Challenge
Please print exactly the lines below, from the start of the material up to and including the line with "const vals = [load55, load40, load30, load20, load70];", but none of the pictures.

Input material
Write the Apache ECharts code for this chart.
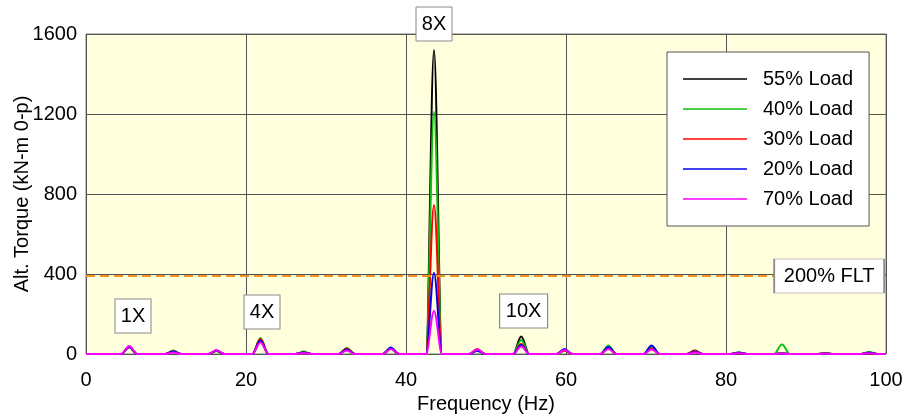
<!DOCTYPE html>
<html><head><meta charset="utf-8">
<script src="https://cdn.jsdelivr.net/npm/echarts@6/dist/echarts.min.js"></script>
<style>html,body{margin:0;padding:0;background:#fff}#c{width:904px;height:417px}</style>
</head><body><div id="c"></div>
<script>
// Harmonic peak frequencies (Hz)
const peakFreq = [5.4, 10.9, 16.3, 21.8, 27.2, 32.6, 38.1, 43.5, 48.9, 54.4, 59.8, 65.3, 70.7, 76.1, 81.6, 87.0, 92.4, 97.9];
// Peak amplitudes per series (kN-m 0-p)
const load55 = [35, 10, 15, 72, 8, 25, 28, 1520, 20, 87, 18, 38, 38, 17, 5, 3, 3, 5];
const load40 = [35, 17, 15, 80, 12, 30, 28, 1210, 20, 70, 18, 42, 35, 12, 8, 47, 5, 10];
const load30 = [35, 12, 16, 75, 8, 27, 28, 745, 25, 50, 18, 30, 28, 15, 5, 3, 3, 5];
const load20 = [35, 13, 18, 67, 8, 22, 33, 405, 15, 45, 25, 35, 42, 10, 8, 3, 3, 8];
const load70 = [40, 8, 20, 58, 5, 18, 25, 215, 22, 37, 20, 25, 22, 8, 4, 2, 2, 4];
const seriesNames = ['55% Load', '40% Load', '30% Load', '20% Load', '70% Load'];
const fltLevel = 390;
const xTicks = [0, 20, 40, 60, 80, 100];
const yTicks = [0, 400, 800, 1200, 1600];
const yTitle = 'Alt. Torque (kN-m 0-p)';

const FONT = 'Liberation Sans, Arial, sans-serif';
const HALF = 1.0;
function build(peaks) {
  const d = [[0, 0]];
  peakFreq.forEach((f, i) => {
    d.push([f - HALF, 0]); d.push([f, peaks[i]]); d.push([f + HALF, 0]);
  });
  d.push([100, 0]);
  return d;
}
const colors = ['#000000', '#10c010', '#ff0000', '#0000ee', '#ff00ff'];
const vals = [load55, load40, load30, load20, load70];

const series = seriesNames.map((n, i) => ({
  name: n, type: 'line', data: build(vals[i]), showSymbol: false, symbol: 'none',
  smooth: 0.35, smoothMonotone: 'x',
  lineStyle: { color: colors[i], width: 2 }, itemStyle: { color: colors[i] },
  z: 2 + i, animation: false
}));

function box(text, x, y, w) {
  return {
    coord: [x, y], symbol: 'rect', symbolSize: [w, 34],
    itemStyle: { color: '#ffffff', borderColor: '#8a8a8a', borderWidth: 1 },
    label: { show: true, position: 'inside', formatter: text, color: '#000', fontSize: 20, fontFamily: FONT }
  };
}
series.push({
  name: 'annot', type: 'line', data: [], z: 20, animation: false,
  markLine: {
    silent: true, symbol: 'none', animation: false,
    lineStyle: { color: '#f39422', width: 2, type: [9, 5] },
    label: { show: false },
    data: [{ yAxis: fltLevel }]
  },
  markPoint: {
    silent: true, animation: false,
    data: [
      box('1X', 5.875, 190, 36),
      box('4X', 22, 210, 36),
      box('10X', 54.7, 215, 48),
      box('200% FLT', 92.9, fltLevel, 110)
    ]
  }
});

const chart = echarts.init(document.getElementById('c'), null, { renderer: 'canvas' });
chart.setOption({
  animation: false,
  textStyle: { fontFamily: FONT },
  grid: { left: 86, right: 18, top: 34, bottom: 63, containLabel: false, outerBoundsMode: 'none',
    show: true, backgroundColor: '#ffffdd', borderColor: '#7a7a7a', borderWidth: 1 },
  legend: {
    data: seriesNames, orient: 'vertical', left: 667, top: 52,
    backgroundColor: '#ffffff', borderColor: '#555555', borderWidth: 1,
    padding: [17, 16, 17, 16], itemGap: 10, itemWidth: 64, itemHeight: 14,
    textStyle: { fontSize: 20, color: '#000', fontFamily: FONT, padding: [0, 0, 0, 11] },
    icon: 'path://M0,6 L64,6 L64,7.5 L0,7.5 Z'
  },
  xAxis: {
    type: 'value', min: xTicks[0], max: xTicks[xTicks.length - 1], interval: 20,
    name: 'Frequency (Hz)', nameLocation: 'middle', nameGap: 40,
    nameTextStyle: { fontSize: 20, color: '#000', fontFamily: FONT },
    axisLine: { show: false }, axisTick: { show: false },
    axisLabel: { fontSize: 20, color: '#000', margin: 16, fontFamily: FONT, formatter: v => String(v) },
    splitLine: { show: true, lineStyle: { color: '#555555', width: 1 } }
  },
  yAxis: {
    type: 'value', min: yTicks[0], max: yTicks[yTicks.length - 1], interval: 400,
    axisLine: { show: false }, axisTick: { show: false },
    axisLabel: { fontSize: 20, color: '#000', margin: 9, fontFamily: FONT, formatter: v => String(v) },
    splitLine: { show: true, lineStyle: { color: '#555555', width: 1 } }
  },
  series: series
});
// 8X label sits above the plot area; place it from the axis scale
const p8 = chart.convertToPixel({ gridIndex: 0 }, [peakFreq[7], 1650]);
const pMid = chart.convertToPixel({ gridIndex: 0 }, [0, 800]);
chart.setOption({
  graphic: [{
    type: 'group', x: p8[0], y: p8[1], z: 100,
    children: [
      { type: 'rect', shape: { x: -18, y: -17, width: 36, height: 34 },
        style: { fill: '#fff', stroke: '#8a8a8a', lineWidth: 1 } },
      { type: 'text', style: { text: '8X', x: 0, y: 0, align: 'center', verticalAlign: 'middle',
        fontSize: 20, fontFamily: FONT, fill: '#000' } }
    ]
  }, {
    type: 'text', x: 22, y: pMid[1], rotation: Math.PI / 2, z: 100,
    style: { text: yTitle, align: 'center', verticalAlign: 'middle', fontSize: 20, fontFamily: FONT, fill: '#000' }
  }]
});
</script></body></html>
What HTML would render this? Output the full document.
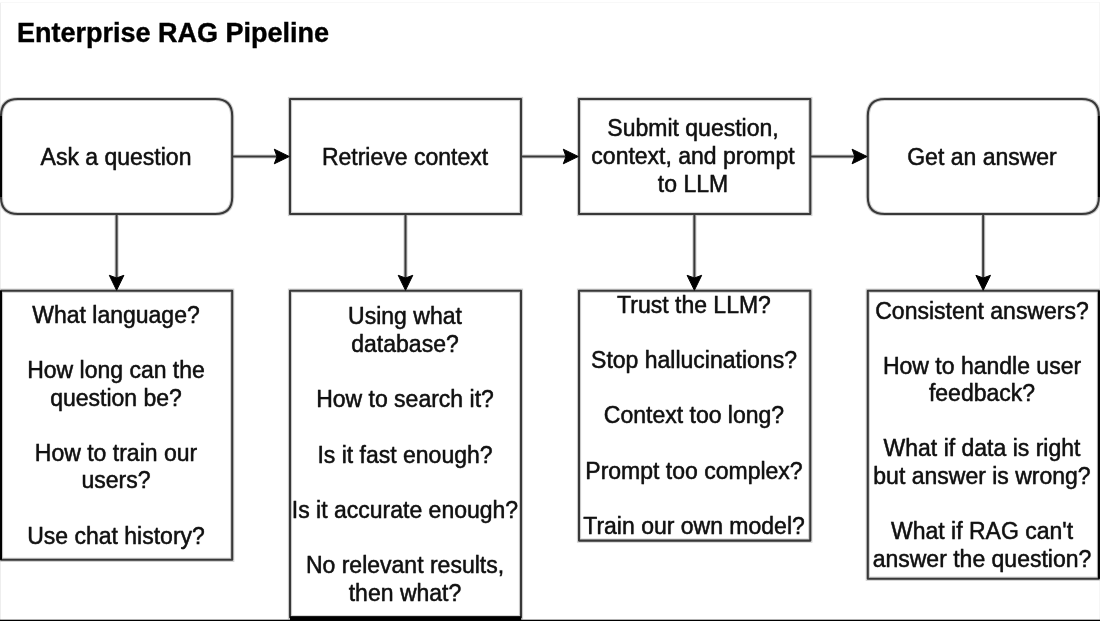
<!DOCTYPE html>
<html><head><meta charset="utf-8">
<title>Enterprise RAG Pipeline</title>
<style>
html,body{margin:0;padding:0;background:#fff;}
body{width:1100px;height:621px;position:relative;overflow:hidden;font-family:"Liberation Sans",sans-serif;color:#111;}
svg{position:absolute;left:0;top:0;}
.title{will-change:transform;position:absolute;left:17.2px;top:18px;font-weight:bold;font-size:27px;-webkit-text-stroke:0.4px #000;line-height:31px;white-space:nowrap;color:#000;}
.t{will-change:transform;position:absolute;width:400px;text-align:center;white-space:nowrap;font-size:23px;line-height:27.6px;height:27.6px;-webkit-text-stroke:0.4px #111;text-shadow:0 0 1px rgba(0,0,0,0.45);}
</style></head><body>
<svg width="1100" height="621" viewBox="0 0 1100 621">
<rect x="0" y="2" width="1" height="619" fill="#eeeeee"/><rect x="0" y="2" width="1100" height="1" fill="#f8f8f8"/><rect x="1099" y="2" width="1" height="619" fill="#f6f6f6"/>
<g fill="none" stroke="#cfcfcf" stroke-width="4.2">
<path d="M18 99 H215.2 Q232.2 99 232.2 116 V197 Q232.2 214 215.2 214 H18 Q1 214 1 197 V116 Q1 99 18 99 Z"/>
<rect x="290" y="99" width="231" height="115"/>
<rect x="579" y="99" width="231.3" height="115"/>
<path d="M884.8 99 H1081.9 Q1098.9 99 1098.9 116 V197 Q1098.9 214 1081.9 214 H884.8 Q867.8 214 867.8 197 V116 Q867.8 99 884.8 99 Z"/>
<rect x="1" y="290.7" width="231.20" height="269.10"/>
<rect x="290" y="290.7" width="231.00" height="326.60"/>
<rect x="579" y="290.7" width="231.30" height="249.90"/>
<rect x="867.8" y="290.7" width="231.10" height="288.00"/>
<path d="M232.2 156.5 H280 M521 156.5 H569 M810.3 156.5 H858"/>
<path d="M116.6 214 V279.7 M405.5 214 V279.7 M694.4 214 V279.7 M983.2 214 V279.7"/>
</g>
<g fill="none" stroke="#383838" stroke-width="2.05" stroke-linejoin="round">
<path d="M18 99 H215.2 Q232.2 99 232.2 116 V197 Q232.2 214 215.2 214 H18 Q1 214 1 197 V116 Q1 99 18 99 Z"/>
<rect x="290" y="99" width="231" height="115"/>
<rect x="579" y="99" width="231.3" height="115"/>
<path d="M884.8 99 H1081.9 Q1098.9 99 1098.9 116 V197 Q1098.9 214 1081.9 214 H884.8 Q867.8 214 867.8 197 V116 Q867.8 99 884.8 99 Z"/>
<rect x="1" y="290.7" width="231.20" height="269.10"/>
<rect x="290" y="290.7" width="231.00" height="326.60"/>
<rect x="579" y="290.7" width="231.30" height="249.90"/>
<rect x="867.8" y="290.7" width="231.10" height="288.00"/>
<path d="M232.2 156.5 H280 M521 156.5 H569 M810.3 156.5 H858"/>
<path d="M116.6 214 V279.7 M405.5 214 V279.7 M694.4 214 V279.7 M983.2 214 V279.7"/>
</g>
<g stroke="#000" stroke-width="2.05" fill="none"><path d="M1 116 V197 M1 290.7 V559.8 M1098.9 116 V197 M1098.9 290.7 V578.7"/></g>
<g fill="#000" stroke="#000" stroke-width="1" stroke-linejoin="round">
<path d="M289.30 156.5 L274.30 149.20 L277.00 156.5 L274.30 163.80 Z"/>
<path d="M578.30 156.5 L563.30 149.20 L566.00 156.5 L563.30 163.80 Z"/>
<path d="M867.10 156.5 L852.10 149.20 L854.80 156.5 L852.10 163.80 Z"/>
<path d="M116.60 290.30 L109.30 275.30 L116.60 278.00 L123.90 275.30 Z"/>
<path d="M405.50 290.30 L398.20 275.30 L405.50 278.00 L412.80 275.30 Z"/>
<path d="M694.40 290.30 L687.10 275.30 L694.40 278.00 L701.70 275.30 Z"/>
<path d="M983.20 290.30 L975.90 275.30 L983.20 278.00 L990.50 275.30 Z"/>
</g>
<rect x="0" y="619.7" width="1100" height="1.3" fill="#000"/>
<rect x="290" y="616.3" width="231.2" height="5" fill="#000"/>
</svg>
<div class="title">Enterprise RAG Pipeline</div>
<div class="t" style="left:-84.40px;top:144px">Ask a question</div>
<div class="t" style="left:205.00px;top:144px">Retrieve context</div>
<div class="t" style="left:493.20px;top:115px">Submit question,</div>
<div class="t" style="left:493.20px;top:143px">context, and prompt</div>
<div class="t" style="left:493.20px;top:171px">to LLM</div>
<div class="t" style="left:782.40px;top:144px">Get an answer</div>
<div class="t" style="left:-84.40px;top:302px">What language?</div>
<div class="t" style="left:-84.40px;top:357px">How long can the</div>
<div class="t" style="left:-84.40px;top:385px">question be?</div>
<div class="t" style="left:-84.40px;top:440px">How to train our</div>
<div class="t" style="left:-84.40px;top:467px">users?</div>
<div class="t" style="left:-84.40px;top:523px">Use chat history?</div>
<div class="t" style="left:204.60px;top:303px">Using what</div>
<div class="t" style="left:204.60px;top:331px">database?</div>
<div class="t" style="left:204.60px;top:386px">How to search it?</div>
<div class="t" style="left:204.60px;top:442px">Is it fast enough?</div>
<div class="t" style="left:204.60px;top:497px">Is it accurate enough?</div>
<div class="t" style="left:204.60px;top:552px">No relevant results,</div>
<div class="t" style="left:204.60px;top:580px">then what?</div>
<div class="t" style="left:493.60px;top:292px">Trust the LLM?</div>
<div class="t" style="left:493.60px;top:347px">Stop hallucinations?</div>
<div class="t" style="left:493.60px;top:402px">Context too long?</div>
<div class="t" style="left:493.60px;top:458px">Prompt too complex?</div>
<div class="t" style="left:493.60px;top:513px">Train our own model?</div>
<div class="t" style="left:782.40px;top:298px">Consistent answers?</div>
<div class="t" style="left:782.40px;top:353px">How to handle user</div>
<div class="t" style="left:782.40px;top:380px">feedback?</div>
<div class="t" style="left:782.40px;top:435px">What if data is right</div>
<div class="t" style="left:782.40px;top:463px">but answer is wrong?</div>
<div class="t" style="left:782.40px;top:518px">What if RAG can't</div>
<div class="t" style="left:782.40px;top:546px">answer the question?</div>
</body></html>
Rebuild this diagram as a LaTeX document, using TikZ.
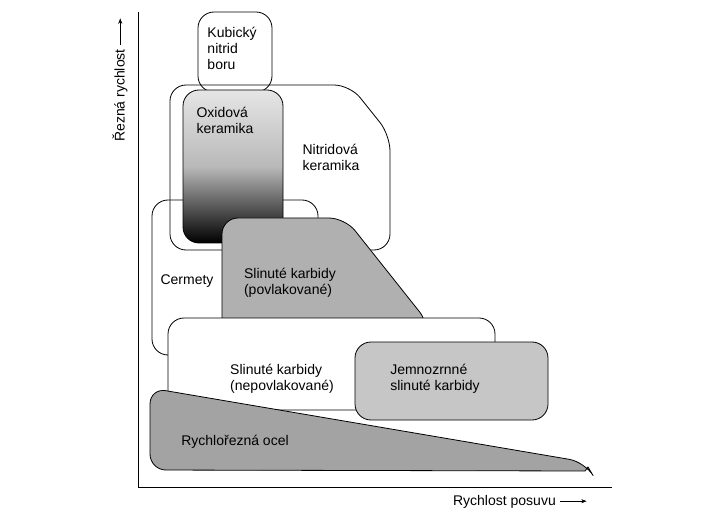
\documentclass[tikz,border=0pt]{standalone}
\usepackage{fontspec}
\setmainfont{Liberation Sans}
\usetikzlibrary{arrows.meta}
\tikzset{
  area/.style={draw=black, line width=0.6pt, rounded corners=12pt},
  lbl/.style={align=left, font=\fontsize{10.5}{12}\selectfont, inner sep=0pt},
  axis/.style={line width=0.7pt}
}
\begin{document}
\begin{tikzpicture}[x=0.75pt, y=-0.75pt]
\useasboundingbox (0,0) rectangle (726,517);
% axes
\coordinate (o) at (138,487);
\coordinate (ytop) at (138,12);
\coordinate (xend) at (612,487);
\draw[axis] (ytop) -- (o) -- (xend);
\node[lbl, rotate=90] (ylab) at (120,80) {Řezná rychlost \tikz[baseline=-0.6ex]\draw[-{Stealth[length=4pt]}] (0,0) -- (20pt,0);};
\node[lbl] (xlab) at (520,502) {Rychlost posuvu \tikz[baseline=-0.6ex]\draw[-{Stealth[length=4pt]}] (0,0) -- (20pt,0);};
% areas
\draw[area, fill=white] (198,12) rectangle (272,92);
\node[lbl, align=left] (cbn) at (232,48) {Kubický\\nitrid\\boru};
\draw[area] (170,85) -- (350,85) -- (390,135) -- (390,250) -- (170,250) -- cycle;
\node[lbl] (nit) at (331,157) {Nitridová\\keramika};
\draw[area] (152,200) -- (318,200) -- (318,355) -- (152,355) -- cycle;
\node[lbl] (cer) at (187,281) {Cermety};
\draw[area, top color=gray!20, bottom color=black, middle color=gray!55] (183,90) rectangle (283,243);
\node[lbl] (oxi) at (225,120) {Oxidová\\keramika};
\draw[area, fill=gray!62] (222,218) -- (345,218) -- (430,325) -- (418,347) -- (222,347) -- cycle;
\node[lbl] (pov) at (290,283) {Slinuté karbidy\\(povlakované)};
\draw[area, fill=white] (168,318) rectangle (495,410);
\node[lbl] (nep) at (282,379) {Slinuté karbidy\\(nepovlakované)};
\draw[area, fill=gray!45] (355,342) rectangle (548,420);
\node[lbl] (jem) at (435,379) {Jemnozrnné\\slinuté karbidy};
\draw[area, fill=gray!72] (150,470) -- (150,388) -- (585,462) [sharp corners] -- (588,467) -- (585,471) [rounded corners=12pt] -- cycle;
\node[lbl] (ocel) at (235,442) {Rychlořezná ocel};
\end{tikzpicture}
\end{document}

The result
Write the Apache ECharts code for this chart.
<!DOCTYPE html>
<html><head><meta charset="utf-8">
<script src="https://cdn.jsdelivr.net/npm/echarts@6/dist/echarts.min.js"></script>
<style>html,body{margin:0;padding:0;background:#fff}#c{width:904px;height:417px}</style>
</head><body><div id="c"></div>
<script>
// Harmonic peak frequencies (Hz)
const peakFreq = [5.4, 10.9, 16.3, 21.8, 27.2, 32.6, 38.1, 43.5, 48.9, 54.4, 59.8, 65.3, 70.7, 76.1, 81.6, 87.0, 92.4, 97.9];
// Peak amplitudes per series (kN-m 0-p)
const load55 = [35, 10, 15, 72, 8, 25, 28, 1520, 20, 87, 18, 38, 38, 17, 5, 3, 3, 5];
const load40 = [35, 17, 15, 80, 12, 30, 28, 1210, 20, 70, 18, 42, 35, 12, 8, 47, 5, 10];
const load30 = [35, 12, 16, 75, 8, 27, 28, 745, 25, 50, 18, 30, 28, 15, 5, 3, 3, 5];
const load20 = [35, 13, 18, 67, 8, 22, 33, 405, 15, 45, 25, 35, 42, 10, 8, 3, 3, 8];
const load70 = [40, 8, 20, 58, 5, 18, 25, 215, 22, 37, 20, 25, 22, 8, 4, 2, 2, 4];
const seriesNames = ['55% Load', '40% Load', '30% Load', '20% Load', '70% Load'];
const fltLevel = 390;
const xTicks = [0, 20, 40, 60, 80, 100];
const yTicks = [0, 400, 800, 1200, 1600];
const yTitle = 'Alt. Torque (kN-m 0-p)';

const FONT = 'Liberation Sans, Arial, sans-serif';
const HALF = 1.0;
function build(peaks) {
  const d = [[0, 0]];
  peakFreq.forEach((f, i) => {
    d.push([f - HALF, 0]); d.push([f, peaks[i]]); d.push([f + HALF, 0]);
  });
  d.push([100, 0]);
  return d;
}
const colors = ['#000000', '#10c010', '#ff0000', '#0000ee', '#ff00ff'];
const vals = [load55, load40, load30, load20, load70];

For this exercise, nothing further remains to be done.